• **Problem to work on**
Write out the listing below in full and exactly, leaving out every picture.

[Source data start]

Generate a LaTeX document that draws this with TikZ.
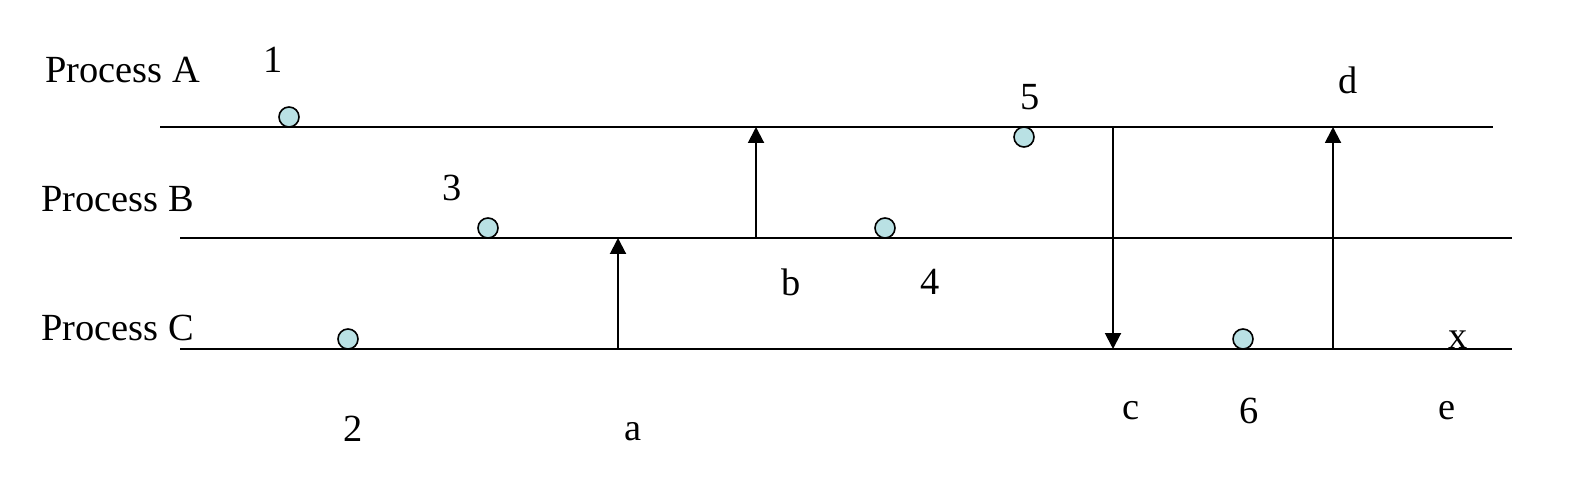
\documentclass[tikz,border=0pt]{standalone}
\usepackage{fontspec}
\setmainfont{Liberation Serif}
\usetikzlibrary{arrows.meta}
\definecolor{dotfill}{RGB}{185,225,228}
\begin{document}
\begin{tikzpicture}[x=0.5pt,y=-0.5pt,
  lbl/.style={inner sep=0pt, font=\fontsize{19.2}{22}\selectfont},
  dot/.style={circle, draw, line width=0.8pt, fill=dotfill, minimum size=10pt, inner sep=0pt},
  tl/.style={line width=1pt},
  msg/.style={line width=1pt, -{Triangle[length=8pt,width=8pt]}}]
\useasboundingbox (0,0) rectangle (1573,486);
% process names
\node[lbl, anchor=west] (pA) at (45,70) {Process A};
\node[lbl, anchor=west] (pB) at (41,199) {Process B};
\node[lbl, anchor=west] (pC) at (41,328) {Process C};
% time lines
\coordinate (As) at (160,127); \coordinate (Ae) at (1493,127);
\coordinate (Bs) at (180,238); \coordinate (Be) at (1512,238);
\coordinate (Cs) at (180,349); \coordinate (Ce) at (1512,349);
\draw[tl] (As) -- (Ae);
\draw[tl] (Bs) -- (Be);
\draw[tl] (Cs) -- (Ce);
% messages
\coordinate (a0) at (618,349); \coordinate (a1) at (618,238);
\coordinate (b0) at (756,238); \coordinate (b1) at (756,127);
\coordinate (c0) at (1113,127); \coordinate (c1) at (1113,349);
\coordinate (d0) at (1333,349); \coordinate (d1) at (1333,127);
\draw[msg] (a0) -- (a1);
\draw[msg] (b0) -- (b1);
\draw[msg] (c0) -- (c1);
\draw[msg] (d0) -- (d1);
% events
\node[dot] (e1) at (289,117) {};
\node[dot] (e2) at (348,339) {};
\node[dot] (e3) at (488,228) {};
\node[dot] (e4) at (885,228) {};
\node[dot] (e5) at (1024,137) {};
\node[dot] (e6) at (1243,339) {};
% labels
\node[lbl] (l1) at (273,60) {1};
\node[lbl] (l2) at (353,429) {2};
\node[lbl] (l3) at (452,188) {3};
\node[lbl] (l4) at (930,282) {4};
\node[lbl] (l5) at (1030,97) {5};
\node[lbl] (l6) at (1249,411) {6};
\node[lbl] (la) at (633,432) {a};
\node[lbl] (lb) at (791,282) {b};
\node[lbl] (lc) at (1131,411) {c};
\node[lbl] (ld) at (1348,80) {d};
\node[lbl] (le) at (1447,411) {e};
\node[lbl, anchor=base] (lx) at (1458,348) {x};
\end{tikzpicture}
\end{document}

[Source data end]

• **Problem solution**
Generate a LaTeX document that draws this with TikZ.
\documentclass[tikz,border=0pt]{standalone}
\usepackage{fontspec}
\setmainfont{Liberation Serif}
\usetikzlibrary{arrows.meta}
\definecolor{dotfill}{RGB}{185,225,228}
\begin{document}
\begin{tikzpicture}[x=0.5pt,y=-0.5pt,
  lbl/.style={inner sep=0pt, font=\fontsize{19.2}{22}\selectfont},
  dot/.style={circle, draw, line width=0.8pt, fill=dotfill, minimum size=10pt, inner sep=0pt},
  tl/.style={line width=1pt},
  msg/.style={line width=1pt, -{Triangle[length=8pt,width=8pt]}}]
\useasboundingbox (0,0) rectangle (1573,486);
% process names
\node[lbl, anchor=west] (pA) at (45,70) {Process A};
\node[lbl, anchor=west] (pB) at (41,199) {Process B};
\node[lbl, anchor=west] (pC) at (41,328) {Process C};
% time lines
\coordinate (As) at (160,127); \coordinate (Ae) at (1493,127);
\coordinate (Bs) at (180,238); \coordinate (Be) at (1512,238);
\coordinate (Cs) at (180,349); \coordinate (Ce) at (1512,349);
\draw[tl] (As) -- (Ae);
\draw[tl] (Bs) -- (Be);
\draw[tl] (Cs) -- (Ce);
% messages
\coordinate (a0) at (618,349); \coordinate (a1) at (618,238);
\coordinate (b0) at (756,238); \coordinate (b1) at (756,127);
\coordinate (c0) at (1113,127); \coordinate (c1) at (1113,349);
\coordinate (d0) at (1333,349); \coordinate (d1) at (1333,127);
\draw[msg] (a0) -- (a1);
\draw[msg] (b0) -- (b1);
\draw[msg] (c0) -- (c1);
\draw[msg] (d0) -- (d1);
% events
\node[dot] (e1) at (289,117) {};
\node[dot] (e2) at (348,339) {};
\node[dot] (e3) at (488,228) {};
\node[dot] (e4) at (885,228) {};
\node[dot] (e5) at (1024,137) {};
\node[dot] (e6) at (1243,339) {};
% labels
\node[lbl] (l1) at (273,60) {1};
\node[lbl] (l2) at (353,429) {2};
\node[lbl] (l3) at (452,188) {3};
\node[lbl] (l4) at (930,282) {4};
\node[lbl] (l5) at (1030,97) {5};
\node[lbl] (l6) at (1249,411) {6};
\node[lbl] (la) at (633,432) {a};
\node[lbl] (lb) at (791,282) {b};
\node[lbl] (lc) at (1131,411) {c};
\node[lbl] (ld) at (1348,80) {d};
\node[lbl] (le) at (1447,411) {e};
\node[lbl, anchor=base] (lx) at (1458,348) {x};
\end{tikzpicture}
\end{document}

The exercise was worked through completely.